So you want to be a parent?

Nate Howard and his father, Rob in Alaska. Photo provided.

by Rob Howard
Associate Editor

I came to being a gay father in a more traditional way – I was married to a wonderful woman. Together, we brought our son, Nathan into the world in 1976. Eight years later I came out, Nate’s mother and I divorced and I entered a life of being a gay father.

I have to say, being Nate’s father is, by far, the most significant – and satisfying – achievement of my life. You usually hear that from parents. Now that same-sex couples can get married across the country, and with same-sex couple adoption being allowed in every state, more and more same-sex couples are having children.

Female couples can have children by one of the pair having a biological baby. For male couples, that’s not so easy. But adoption is always an option and finding a surrogate mother to bear a biological child is also a possibility.

So what’s it like being a gay father? I’m not sure that there is a lot of difference in being a gay father or a straight one. We all want what is best for our children. We all want their life to be as easy as possible. We want him or her to maximize their achievement in their life.

I will say, having a partner to help raise your child certainly makes a difficult task easier. If you and your husband (or you and your wife) want to have children, there is a lot of stress involved and it’s just easier with two parents than one.

Being a parent is a full-time job. After all, you are training your child to have a good life. You have to make conscious decisions about a lot of things. And you need to go into it with your eyes wide open.

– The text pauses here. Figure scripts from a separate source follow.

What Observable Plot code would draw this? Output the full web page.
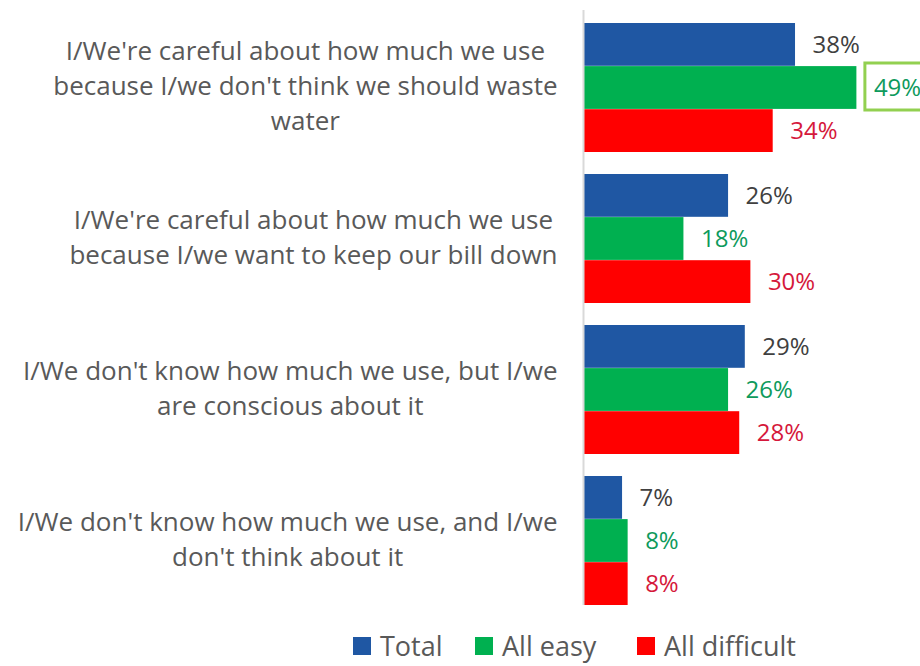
<!DOCTYPE html>
<html><head><meta charset="utf-8">
<script src="https://cdn.jsdelivr.net/npm/d3@7"></script>
<script src="https://cdn.jsdelivr.net/npm/@observablehq/plot@0.6"></script>
<style>
body{margin:0;background:#fff;font-family:"Open Sans",sans-serif;}
#chart{position:relative;width:920px;height:666px;}
.item{position:absolute;top:632px;height:28px;display:flex;align-items:center;font-size:27px;color:#595959;white-space:nowrap;}
.item span{display:inline-block;height:28px;line-height:28px;}
.sw{width:18px;height:18px;margin-right:9px;}
</style>
</head><body><div id="chart"></div>
<script>
const categories = [
  "I/We're careful about how much we use because I/we don't think we should waste water",
  "I/We're careful about how much we use because I/we want to keep our bill down",
  "I/We don't know how much we use, but I/we are conscious about it",
  "I/We don't know how much we use, and I/we don't think about it"
];
const tickLabels = [
  "I/We're careful about how much we use\nbecause I/we don't think we should waste\nwater",
  "I/We're careful about how much we use\nbecause I/we want to keep our bill down",
  "I/We don't know how much we use, but I/we\nare conscious about it",
  "I/We don't know how much we use, and I/we\ndon't think about it"
];
const series = ["Total", "All easy", "All difficult"];
const total = [38, 26, 29, 7];
const allEasy = [49, 18, 26, 8];
const allDifficult = [34, 30, 28, 8];
const colors = ["#1f57a3", "#00b050", "#ff0000"];
const labelColors = ["#404040", "#0e9a5c", "#d5183b"];
const highlight = {series: "All easy", category: categories[0]};

const values = [total, allEasy, allDifficult];
const rows = series.map((s, si) => categories.map((c, ci) => ({series: s, si, category: c, value: values[si][ci]})));

const marginLeft = 583;
const labelRight = 557;
const labelFont = "26px 'Open Sans'";
const ctx = document.createElement("canvas").getContext("2d");
ctx.font = labelFont;
const blockWidth = t => Math.max(...t.split("\n").map(l => ctx.measureText(l).width));

const bh = 43.1;
const marks = [];
rows.forEach((r, si) => {
  marks.push(Plot.barX(r, {x: "value", y: "category", fill: colors[si], insetTop: si * bh, insetBottom: (2 - si) * bh}));
});
const hl = rows.flat().filter(d => d.series === highlight.series && d.category === highlight.category);
marks.push(Plot.barX(hl, {x1: "value", x2: () => 62, y: "category", fill: "none", stroke: "#92d050", strokeWidth: 3, insetLeft: 8.5, insetTop: 40, insetBottom: 42}));
rows.forEach((r, si) => {
  marks.push(Plot.text(r, {x: "value", y: "category", text: d => d.value + "%", dx: 17, dy: (si - 1) * bh, textAnchor: "start", fill: labelColors[si], fontSize: 24}));
});
marks.push(Plot.ruleX([0], {stroke: "#d9d9d9", strokeWidth: 2}));
categories.forEach((c, i) => {
  const pad = marginLeft - (labelRight - blockWidth(tickLabels[i]) / 2);
  marks.push(Plot.axisY({ticks: [c], tickSize: 0, tickPadding: pad, dy: -4, textAnchor: "middle", fontSize: 26, lineHeight: 35 / 26, tickFormat: d => tickLabels[categories.indexOf(d)]}));
});

const plot = Plot.plot({
  width: 920, height: 620,
  marginLeft, marginRight: 0, marginTop: 10, marginBottom: 15,
  style: {fontFamily: "Open Sans", color: "#595959", background: "#fff", overflow: "hidden"},
  x: {domain: [0, 60.4], axis: null},
  y: {domain: categories, paddingInner: 0.1454, paddingOuter: 0.0397, align: 1, label: null, axis: null},
  marks
});
const chart = document.getElementById("chart");
chart.appendChild(plot);
const lefts = [353, 475, 637];
series.forEach((s, i) => {
  const it = document.createElement("div");
  it.className = "item";
  it.style.left = lefts[i] + "px";
  it.innerHTML = `<div class="sw" style="background:${colors[i]}"></div><span>${s}</span>`;
  chart.appendChild(it);
});
</script>
</body></html>
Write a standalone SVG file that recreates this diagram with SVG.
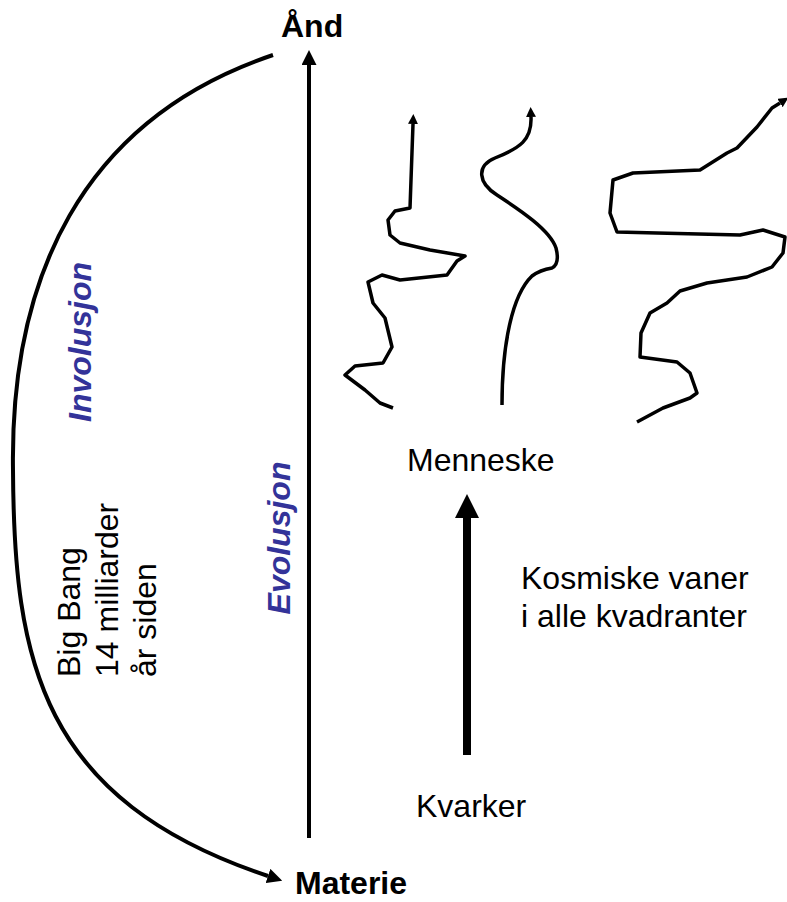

One of the most important is understanding what raising a child costs. Whether you have a biological child, or adopt one, bringing the kid into the family is expensive. According to Creatingafamily.org, the average cost of adopting through an agency is $42,300. Adopting through an attorney averages $32,000.

My best friend and his husband did a private adoption, and were lucky enough to have it cost only $7,000.

There is a federal adoption tax credit. In 2016 it was $13,460. You can carry the benefit forward for five years, which is a significant benefit, but if your adoption costs $40,000, you can only get part of it back.

Assuming you both work, because most couples do, the next big expense is daycare. My friends pay about $1,000 a month. The average cost of center-based daycare in the United State is $11,666 per year, but prices range from $3,582 to $18,773 a year.

But enough about what it costs. Once you get over the hurdle of how much it costs, you can enter into one of the most satisfying and difficult tasks anyone can do. The rewards are huge.

As your child grows, your relationship with him or her grows as well. In my case, there was never something that we could not talk about. There still isn’t. You can rejoice in their achievements in school, you can prepare them for life in our society. I learned more than I probably wanted to know about high school students and sex, but at least we could talk about it. And as an adult you can do neat things like travel together, or have great experiences together.

One of mine and Nate’s was going fishing in Alaska a couple of times. I discovered that he does a mean I Will Survive in karaoke. We both discovered that we liked fishing.

If you are thinking about having a child, I would say go for it. You will be forever glad that you did.